Copyright 2017 Mohammad Nauman, Hafeez-ur-Rehman

Permission is hereby granted, free of charge, to any person obtaining a copy of this software and associated documentation files (the "Software"), to deal in the Software without restriction, including without limitation the rights to use, copy, modify, merge, publish, distribute, sublicense, and/or sell copies of the Software, and to permit persons to whom the Software is furnished to do so, subject to the following conditions:

The above copyright notice and this permission notice shall be included in all copies or substantial portions of the Software.

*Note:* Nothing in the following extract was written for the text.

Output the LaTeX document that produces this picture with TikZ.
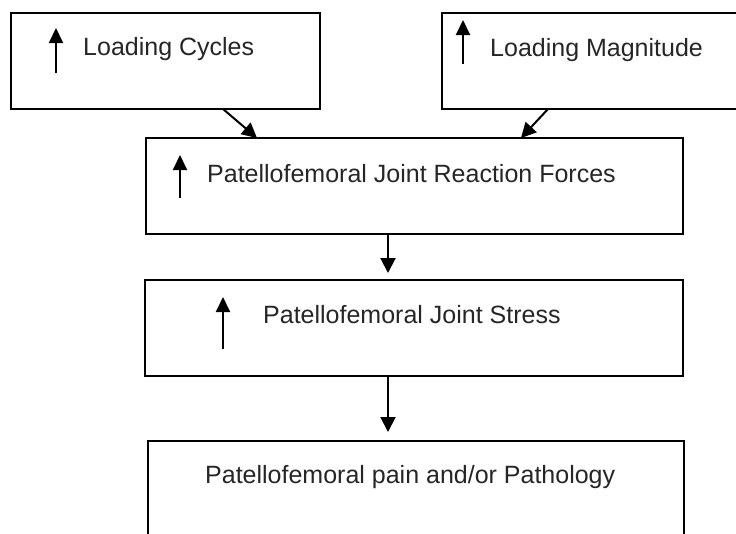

THE SOFTWARE IS PROVIDED "AS IS", WITHOUT WARRANTY OF ANY KIND, EXPRESS OR IMPLIED, INCLUDING BUT NOT LIMITED TO THE WARRANTIES OF MERCHANTABILITY, FITNESS FOR A PARTICULAR PURPOSE AND NONINFRINGEMENT. IN NO EVENT SHALL THE AUTHORS OR COPYRIGHT HOLDERS BE LIABLE FOR ANY CLAIM, DAMAGES OR OTHER LIABILITY, WHETHER IN AN ACTION OF CONTRACT, TORT OR OTHERWISE, ARISING FROM, OUT OF OR IN CONNECTION WITH THE SOFTWARE OR THE USE OR OTHER DEALINGS IN THE SOFTWARE.